The city has applied for over $2.2 million in Transportation Infrastructure Investment Funds as well as $1 million in site readiness funds in order to create the entrance to the Milford Corporate Center. Bluhm explained that the city had assistance from Becker Morgan Group on that process and that it was fun to plan out over the next year, two years, three years and beyond that the project could move. She stated that the city would likely not know whether they received the funds until October.

“Milford Wellness Village still has vacant space, they have about 40,000 square feet left. I’ve been working with them,” Bluhm said. “Any business that comes to town that I think might fit their mission; I certainly send them that way. A downtown retail is looking at the old Milford Chronicle building that’s been vacant for quite some time. I’ve been working with that landlord and the code enforcement office to bring that building up to par and get a retail tenant. And then the Food Bank of Delaware, the facility that they’ll be vacating has been for sale for probably going on eight to 10 months at this point. It’s a wonderful industrial facility. And so, we’ve had several people interested in it and just continuing to try and find a potential buyer for them.”

Bluhm explained some of the economic development incentives offered by the city. These include the Greater Milford Business Complex Incentive Program, the Downtown Development District Incentive Program and the Citywide Job Creation and Capital Investment Program. According to Bluhm, nine businesses have utilized those incentives since January 2019, bringing over $60 million in investment into the town, creating almost 360 jobs and costing the city just $610,000 in incentives.

“So, for about 10 percent of your impact fee waivers, you have seen millions of dollars in investment,” Bluhm said. “Those are very worthwhile incentive programs, and we continue to push businesses that way.”

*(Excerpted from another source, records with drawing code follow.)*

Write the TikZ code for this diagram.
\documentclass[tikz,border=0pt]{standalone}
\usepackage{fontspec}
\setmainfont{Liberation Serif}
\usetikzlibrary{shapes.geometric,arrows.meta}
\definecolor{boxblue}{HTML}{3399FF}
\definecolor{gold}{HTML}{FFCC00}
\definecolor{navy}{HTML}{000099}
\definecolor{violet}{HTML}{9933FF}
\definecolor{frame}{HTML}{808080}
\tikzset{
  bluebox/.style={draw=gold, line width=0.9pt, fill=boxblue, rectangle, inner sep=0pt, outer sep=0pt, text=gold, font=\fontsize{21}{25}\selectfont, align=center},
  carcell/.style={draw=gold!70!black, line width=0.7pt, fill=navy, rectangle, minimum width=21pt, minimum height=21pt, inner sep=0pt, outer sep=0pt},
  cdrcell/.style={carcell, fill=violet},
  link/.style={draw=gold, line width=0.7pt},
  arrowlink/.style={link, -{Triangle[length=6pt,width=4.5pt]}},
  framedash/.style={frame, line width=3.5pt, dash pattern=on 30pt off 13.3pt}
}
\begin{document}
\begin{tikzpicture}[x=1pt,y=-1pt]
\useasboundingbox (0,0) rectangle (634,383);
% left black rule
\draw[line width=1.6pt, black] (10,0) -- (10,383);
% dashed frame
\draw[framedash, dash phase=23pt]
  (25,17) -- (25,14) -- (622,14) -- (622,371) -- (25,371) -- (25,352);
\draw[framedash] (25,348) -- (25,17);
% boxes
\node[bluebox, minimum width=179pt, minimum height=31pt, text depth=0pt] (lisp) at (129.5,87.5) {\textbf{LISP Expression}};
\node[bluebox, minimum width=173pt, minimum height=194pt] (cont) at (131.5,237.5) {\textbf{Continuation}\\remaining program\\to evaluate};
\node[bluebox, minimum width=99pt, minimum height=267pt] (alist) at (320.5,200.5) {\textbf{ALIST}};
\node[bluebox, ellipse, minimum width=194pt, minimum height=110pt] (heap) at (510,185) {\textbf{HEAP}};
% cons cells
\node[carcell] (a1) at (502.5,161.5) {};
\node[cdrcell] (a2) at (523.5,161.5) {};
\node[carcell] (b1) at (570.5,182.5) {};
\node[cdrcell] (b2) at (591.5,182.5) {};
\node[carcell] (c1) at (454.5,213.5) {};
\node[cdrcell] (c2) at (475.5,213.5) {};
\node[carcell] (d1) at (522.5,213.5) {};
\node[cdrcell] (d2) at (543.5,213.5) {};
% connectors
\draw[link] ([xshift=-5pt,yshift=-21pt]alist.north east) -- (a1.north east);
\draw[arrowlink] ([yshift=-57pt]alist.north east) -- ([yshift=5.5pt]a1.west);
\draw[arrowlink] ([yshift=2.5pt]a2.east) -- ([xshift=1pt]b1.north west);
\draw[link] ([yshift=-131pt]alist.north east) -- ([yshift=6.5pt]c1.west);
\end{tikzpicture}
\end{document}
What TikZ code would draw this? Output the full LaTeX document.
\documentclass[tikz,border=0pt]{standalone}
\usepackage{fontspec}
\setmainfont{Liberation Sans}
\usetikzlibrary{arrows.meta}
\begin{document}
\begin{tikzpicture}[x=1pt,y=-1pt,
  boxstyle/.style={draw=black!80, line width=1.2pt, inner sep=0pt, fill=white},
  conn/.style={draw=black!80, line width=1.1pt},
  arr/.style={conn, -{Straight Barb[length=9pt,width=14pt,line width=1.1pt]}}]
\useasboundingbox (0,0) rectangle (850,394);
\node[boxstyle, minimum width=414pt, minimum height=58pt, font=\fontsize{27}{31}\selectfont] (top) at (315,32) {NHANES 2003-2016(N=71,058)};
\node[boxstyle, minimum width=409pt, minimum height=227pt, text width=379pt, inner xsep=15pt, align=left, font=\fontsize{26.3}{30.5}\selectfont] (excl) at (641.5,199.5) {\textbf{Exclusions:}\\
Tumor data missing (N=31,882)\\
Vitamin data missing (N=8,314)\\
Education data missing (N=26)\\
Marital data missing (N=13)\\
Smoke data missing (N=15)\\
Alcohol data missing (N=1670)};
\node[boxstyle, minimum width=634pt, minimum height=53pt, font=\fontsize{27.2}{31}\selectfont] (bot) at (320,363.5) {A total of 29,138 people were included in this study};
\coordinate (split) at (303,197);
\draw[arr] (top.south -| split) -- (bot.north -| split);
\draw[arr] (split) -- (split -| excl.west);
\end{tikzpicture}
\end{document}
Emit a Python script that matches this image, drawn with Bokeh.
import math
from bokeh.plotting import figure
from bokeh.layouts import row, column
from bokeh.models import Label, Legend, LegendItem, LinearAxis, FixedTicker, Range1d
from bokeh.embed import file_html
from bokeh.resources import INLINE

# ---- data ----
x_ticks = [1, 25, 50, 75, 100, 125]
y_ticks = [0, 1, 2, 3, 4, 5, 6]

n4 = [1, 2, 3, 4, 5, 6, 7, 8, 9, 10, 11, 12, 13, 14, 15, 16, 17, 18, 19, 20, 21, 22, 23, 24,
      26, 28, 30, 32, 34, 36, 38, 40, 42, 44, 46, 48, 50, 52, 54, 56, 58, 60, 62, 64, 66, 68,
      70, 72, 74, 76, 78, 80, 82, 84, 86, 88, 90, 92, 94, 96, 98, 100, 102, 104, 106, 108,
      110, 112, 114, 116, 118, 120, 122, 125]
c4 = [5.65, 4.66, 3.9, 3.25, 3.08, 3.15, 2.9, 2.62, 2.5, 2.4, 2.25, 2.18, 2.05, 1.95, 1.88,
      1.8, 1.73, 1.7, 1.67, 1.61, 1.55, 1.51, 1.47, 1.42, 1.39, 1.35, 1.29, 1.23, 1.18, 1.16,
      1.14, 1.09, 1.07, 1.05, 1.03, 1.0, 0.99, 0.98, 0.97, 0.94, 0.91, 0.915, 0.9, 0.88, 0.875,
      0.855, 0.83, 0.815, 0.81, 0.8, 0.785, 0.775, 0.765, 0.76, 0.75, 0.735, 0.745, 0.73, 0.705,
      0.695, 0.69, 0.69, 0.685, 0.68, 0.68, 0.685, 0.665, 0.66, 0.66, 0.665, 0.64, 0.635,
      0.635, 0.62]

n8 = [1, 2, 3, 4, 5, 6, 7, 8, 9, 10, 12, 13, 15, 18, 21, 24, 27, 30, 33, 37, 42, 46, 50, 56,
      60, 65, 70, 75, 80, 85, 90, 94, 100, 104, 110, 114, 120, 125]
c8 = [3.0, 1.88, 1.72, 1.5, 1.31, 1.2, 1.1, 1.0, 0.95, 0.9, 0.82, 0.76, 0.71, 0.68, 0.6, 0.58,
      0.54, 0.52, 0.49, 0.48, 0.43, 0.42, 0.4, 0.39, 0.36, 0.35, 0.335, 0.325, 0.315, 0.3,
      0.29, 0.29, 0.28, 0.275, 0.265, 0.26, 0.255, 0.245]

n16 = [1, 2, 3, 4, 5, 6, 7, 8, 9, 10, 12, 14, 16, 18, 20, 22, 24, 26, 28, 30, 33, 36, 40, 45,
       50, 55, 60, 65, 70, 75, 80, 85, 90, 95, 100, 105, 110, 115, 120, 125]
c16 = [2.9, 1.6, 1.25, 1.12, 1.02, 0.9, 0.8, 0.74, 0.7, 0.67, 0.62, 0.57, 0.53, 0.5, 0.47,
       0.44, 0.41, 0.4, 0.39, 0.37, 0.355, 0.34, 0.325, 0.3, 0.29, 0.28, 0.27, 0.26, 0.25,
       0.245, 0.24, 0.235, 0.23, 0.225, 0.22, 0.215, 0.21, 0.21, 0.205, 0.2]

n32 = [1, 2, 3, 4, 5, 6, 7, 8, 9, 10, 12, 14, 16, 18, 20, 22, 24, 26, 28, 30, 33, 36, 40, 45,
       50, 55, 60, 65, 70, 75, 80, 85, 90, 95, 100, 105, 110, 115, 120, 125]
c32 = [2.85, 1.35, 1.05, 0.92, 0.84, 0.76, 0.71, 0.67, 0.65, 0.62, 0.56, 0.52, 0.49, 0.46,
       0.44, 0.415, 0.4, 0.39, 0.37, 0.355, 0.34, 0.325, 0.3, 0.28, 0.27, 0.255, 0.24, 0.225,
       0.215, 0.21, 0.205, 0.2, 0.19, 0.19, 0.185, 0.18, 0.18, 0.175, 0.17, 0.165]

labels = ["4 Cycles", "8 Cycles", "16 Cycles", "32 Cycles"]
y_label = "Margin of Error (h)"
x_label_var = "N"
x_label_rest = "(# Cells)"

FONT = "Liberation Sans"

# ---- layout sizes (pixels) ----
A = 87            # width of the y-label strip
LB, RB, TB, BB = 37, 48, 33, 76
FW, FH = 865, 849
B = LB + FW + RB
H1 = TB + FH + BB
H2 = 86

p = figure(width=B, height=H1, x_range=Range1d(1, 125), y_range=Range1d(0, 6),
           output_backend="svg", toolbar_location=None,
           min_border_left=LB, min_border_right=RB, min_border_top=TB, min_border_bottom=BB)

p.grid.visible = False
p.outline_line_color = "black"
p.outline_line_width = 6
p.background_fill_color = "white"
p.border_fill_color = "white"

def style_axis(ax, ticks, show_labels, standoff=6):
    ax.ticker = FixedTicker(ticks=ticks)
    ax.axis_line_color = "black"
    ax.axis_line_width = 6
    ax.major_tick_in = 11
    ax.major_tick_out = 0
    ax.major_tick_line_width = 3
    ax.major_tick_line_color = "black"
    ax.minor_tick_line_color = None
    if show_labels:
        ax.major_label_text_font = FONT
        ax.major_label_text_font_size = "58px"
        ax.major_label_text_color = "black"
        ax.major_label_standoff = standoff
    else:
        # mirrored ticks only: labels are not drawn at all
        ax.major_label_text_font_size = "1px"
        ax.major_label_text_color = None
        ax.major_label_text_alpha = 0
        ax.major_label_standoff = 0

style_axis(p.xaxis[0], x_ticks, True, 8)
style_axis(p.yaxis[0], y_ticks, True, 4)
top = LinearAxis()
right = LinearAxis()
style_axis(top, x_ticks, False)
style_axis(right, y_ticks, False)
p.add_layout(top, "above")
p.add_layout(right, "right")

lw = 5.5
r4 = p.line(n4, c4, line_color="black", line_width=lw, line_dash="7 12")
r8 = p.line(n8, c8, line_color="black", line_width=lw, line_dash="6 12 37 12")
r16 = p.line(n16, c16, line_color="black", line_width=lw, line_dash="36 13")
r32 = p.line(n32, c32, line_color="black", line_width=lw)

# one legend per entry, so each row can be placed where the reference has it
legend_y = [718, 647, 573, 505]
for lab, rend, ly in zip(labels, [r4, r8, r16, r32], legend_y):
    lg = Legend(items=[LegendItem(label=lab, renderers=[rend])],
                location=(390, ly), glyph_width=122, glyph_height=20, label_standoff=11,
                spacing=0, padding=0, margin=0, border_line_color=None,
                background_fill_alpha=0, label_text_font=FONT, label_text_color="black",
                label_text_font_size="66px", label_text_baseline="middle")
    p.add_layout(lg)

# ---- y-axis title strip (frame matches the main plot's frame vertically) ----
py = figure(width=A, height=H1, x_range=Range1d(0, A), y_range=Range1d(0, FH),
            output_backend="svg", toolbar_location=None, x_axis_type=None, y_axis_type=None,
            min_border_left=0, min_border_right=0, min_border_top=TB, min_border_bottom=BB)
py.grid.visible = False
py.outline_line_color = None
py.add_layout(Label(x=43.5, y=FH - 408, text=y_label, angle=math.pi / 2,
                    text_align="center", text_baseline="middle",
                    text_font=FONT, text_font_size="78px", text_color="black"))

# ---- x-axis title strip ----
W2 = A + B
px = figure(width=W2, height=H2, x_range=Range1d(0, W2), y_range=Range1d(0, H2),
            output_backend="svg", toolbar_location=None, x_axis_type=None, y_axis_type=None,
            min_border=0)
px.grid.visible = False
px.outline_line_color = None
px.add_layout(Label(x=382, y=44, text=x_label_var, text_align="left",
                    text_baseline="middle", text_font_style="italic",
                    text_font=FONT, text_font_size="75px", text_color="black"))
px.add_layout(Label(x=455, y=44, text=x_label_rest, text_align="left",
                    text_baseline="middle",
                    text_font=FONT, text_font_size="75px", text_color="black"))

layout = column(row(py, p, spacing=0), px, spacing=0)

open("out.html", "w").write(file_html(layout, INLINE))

Code enforcement efforts had also improved, according to Bluhm and reports are available on the city website along with completed Downtown Development District projects. The city also established the downtown banner program with DMI and launched the My Milford app. There is also a community calendar that allows any organization to submit events. Social media operated by the city has also grown over the past year on sites that include Facebook, Twitter and Instagram.

Councilman Dan Marabello asked Bluhm if My Sister’s Fault had plans for the land they purchased at the corner of Southwest Front and Walnut Street.

“I don’t think they have any plans at the in the immediate future. They found out there was some tanks under there and there was a cost to get them removed or to remediate,” Bluhm said. “And I think they did receive great financing from the Sussex County Economic Development Office in order to purchase the building that they’re in. So, it worked out that they can do that and they still have that land next door but I don’t think they have any immediate plans.”

Councilman Jason James asked if Bluhm worked with the shopping centers, including Riverwalk Shopping Center, The Plaza and the shopping center where Food Lion was located. Bluhm stated that she did work with them, but they often did not reach out for help. She explained that in those type of centers, there was often a need for a full build-out inside a retail location which may be difficult for smaller businesses. Councilwoman Katrina Wilson asked about the closure of Furniture and More, questioning if Bluhm could state what might go in there.

“I am not privy to say at this time,” Bluhm said.”

City Planner Rob Pierce stated that Aldi was deep in construction at the present time and that they had completely gutted the interior. Councilman Marabello stated that he spoke to one of the construction people on the site and they told him they hoped to be open by Thanksgiving.